We are defined by our thoughts, speech, and actions. I’m told that the Baal HaTanya wrote about this quite a lot. We should not be stagnate. Just as we are inclined to attach ourselves to Hashem through Mitzvah observance, our natural inclination is to grow. I believe the above quotes are a more modern day versions of this:
There is no blade of grass below that does not have a malach on high that smites it and says to it: Grow! (Bereishis Rabbah 10:6-7)
Something as seemingly simple like grass has an urge to grow. Something so basic, knows that there is more to life if you reach upward.

I gave this entry a lot of thought over the past few days. I think that there us much more room for individuality when you set parameters for measurable behavior. If one “marches to their own beat” then you don’t have any way to judge just how different you are than anyone else.

As I was writing this, I thought about Parshas Korach. I must admit, I really wasn’t thinking, but remembering Rav Soloveitchik’s view of Korach, as found in REFLECTIONS OF THE RAV . The Rav states that “Korach was committed to the doctrine of religious subjectivism, which regards one’s personal feelings as primary in the religious experience. The value of the mitzvah is to be found not in its performance, but in its subjective impact upon the person.” This was how Korach thought. Rav Soloveitchik felt that “there are two levels in religious observance, the objective outer mitzvah and the subjective inner experience that accompanies it. Both the deed and the feeling constitute the total religious experience; the former without the latter is an incomplete act, an imperfect gesture. The objective act of performing the mitzvah is our starting point. The mitzvah does not depend on the emotion; rather, it induces the emotion. One’s religious inspiration and fervor are generated and guided by the mitzvah, not the reverse.”

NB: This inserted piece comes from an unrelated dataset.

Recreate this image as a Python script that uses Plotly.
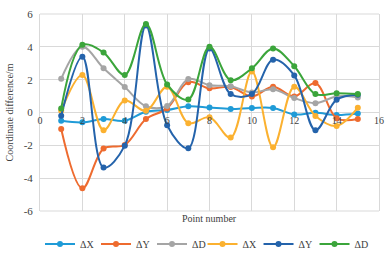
import plotly.graph_objects as go

points = list(range(1, 16))

dx1 = [-0.5, -0.6, -0.4, -0.5, 0.05, 0.15, 0.38, 0.3, 0.22, 0.28, 0.28, -0.12, -0.02, -0.15, -0.06]
dy1 = [-1.0, -4.62, -2.2, -1.98, -0.4, 0.25, 1.85, 1.47, 1.55, 0.98, 1.57, 0.98, 1.79, -0.35, -0.4]
dd1 = [2.05, 4.0, 2.69, 1.55, 0.38, 0.4, 2.04, 1.66, 1.6, 1.22, 1.41, 0.88, 0.57, 0.98, 0.92]
dx2 = [0.1, 2.29, -1.08, 0.73, 0.1, 1.57, -0.65, -0.29, -1.53, 2.49, -2.12, 1.57, -0.21, -0.82, 0.29]
dy2 = [-0.2, 3.4, -3.35, -2.02, 5.3, -0.78, -2.18, 3.9, 1.12, 1.12, 3.22, 2.26, -1.08, 0.78, 1.08]
dd2 = [0.25, 4.12, 3.65, 2.28, 5.39, 1.71, 0.79, 4.0, 1.97, 2.69, 3.9, 2.82, 1.12, 1.18, 1.12]

series_names = ["ΔX", "ΔY", "ΔD", "ΔX", "ΔY", "ΔD"]
series_values = [dx1, dy1, dd1, dx2, dy2, dd2]
series_colors = ["#1F9BD7", "#EE6B2F", "#A5A5A5", "#FBB130", "#2463AB", "#3BA53B"]
series_legends = ["legend", "legend", "legend", "legend2", "legend2", "legend2"]

x_ticks = [0, 2, 4, 6, 8, 10, 12, 14, 16]
y_ticks = [-6, -4, -2, 0, 2, 4, 6]
y_tick_labels = ["-6", "-4", "-2", "0", "2", "4", "6"]

FONT = "Liberation Serif, Times New Roman, serif"
GRID = "#D9D9D9"
TXT = "#404040"

fig = go.Figure()
for name, vals, col, lg in zip(series_names, series_values, series_colors, series_legends):
    fig.add_trace(go.Scatter(
        x=points, y=vals, name=name, mode="lines+markers",
        line=dict(color=col, width=2, shape="spline", smoothing=1),
        marker=dict(color=col, size=6),
        legend=lg,
    ))

legend_common = dict(orientation="h", y=-0.167, yanchor="middle",
                     entrywidth=11, entrywidthmode="pixels",
                     font=dict(family=FONT, size=10, color=TXT), bgcolor="rgba(0,0,0,0)")

fig.update_layout(
    width=385, height=264,
    margin=dict(l=40, r=6, t=14, b=47),
    paper_bgcolor="white", plot_bgcolor="white",
    font=dict(family=FONT, size=10, color=TXT),
    xaxis=dict(range=[0, 16], tickvals=x_ticks, showgrid=True, gridcolor=GRID, gridwidth=1,
               anchor="free", position=0.5, showline=False, zeroline=False, ticks="",
               automargin=False, ticklabeloverflow="allow",
               tickfont=dict(family=FONT, size=10, color=TXT)),
    yaxis=dict(range=[-6, 6], tickvals=y_ticks, ticktext=y_tick_labels, showgrid=True,
               gridcolor=GRID, gridwidth=1, zeroline=True, zerolinecolor=GRID, zerolinewidth=1,
               showline=True, mirror=True, linecolor=GRID, linewidth=1, ticks="",
               ticklabelstandoff=4, automargin=False,
               tickfont=dict(family=FONT, size=11, color=TXT),
               title=dict(text="Coordinate difference/m", font=dict(family=FONT, size=10, color=TXT), standoff=8)),
    legend=dict(x=0.0, xanchor="left", **legend_common),
    legend2=dict(x=0.975, xanchor="right", **legend_common),
    showlegend=True,
)
fig.add_annotation(text="Point number", xref="paper", yref="paper", x=0.5, y=-0.04,
                   xanchor="center", yanchor="middle", showarrow=False,
                   font=dict(family=FONT, size=10, color=TXT))
fig.add_shape(type="line", xref="paper", yref="paper", x0=0, x1=1, y0=1, y1=1,
              line=dict(color=GRID, width=1), layer="below")
fig.add_shape(type="line", xref="paper", yref="paper", x0=0, x1=1, y0=0, y1=0,
              line=dict(color=GRID, width=1), layer="below")

# remove the default page margin so the 385x264 figure fills the window exactly
fig.write_html("out.html",
               config={"displayModeBar": False},
               post_script="document.body.style.margin='0';document.body.style.overflow='hidden';")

A few months ago felt compelled to actually submit something to bangitout.com in reference to a list I had seen a while back. I received the following response to my submission:This message was created automatically by mail delivery software.
A message that you sent could not be delivered to one or more of its
recipients. This is a permanent error. The following address(es) failed:
mailbox is full: retry timeout exceeded

Not good news for the Jews. I was pretty bummed. So I sent the email again. Same response.
In an attempt to answer the question that became the title of this posting, I submit the following:

My additions to “Top 10 ways you know you are a JEWISH HIPSTER”:
Your Itunes Library includes: Shlomo Carlebach, Shalsheles, Husker Du, C Lanzbom, Chaim Dovid, The Yitzhak Halevi Band, Rabbis Akiva Tatz and Moshe Weinberger, Bad Religion, and the Yeshiva Boys Choir
You turn “I Wanna Be Sedated” into a niggun
You quote the Kuzari and Kerouac in the same breath

You cancel your Rolling Stone subscription and start getting the JEWISH PRESS
Your cell phone ringer is a version of “Ki Va Moed” with killer electric guitar
On Sunday afternoons you Skateboard to Mincha, because the shul parking lot is good for shreddin’
Your wife’s mini-van’s radio is preset to both news-radio and the local alternative station
Your Shabbos Hat Box is covered with band stickers

When you hear the term “hardcore” you think of Black Flag and Novorodock
Your kids share your love of all things Piamenta


If you’re reading this (and you know who you are, because you went by a different name when you were younger) thanks. It was great seeing you again.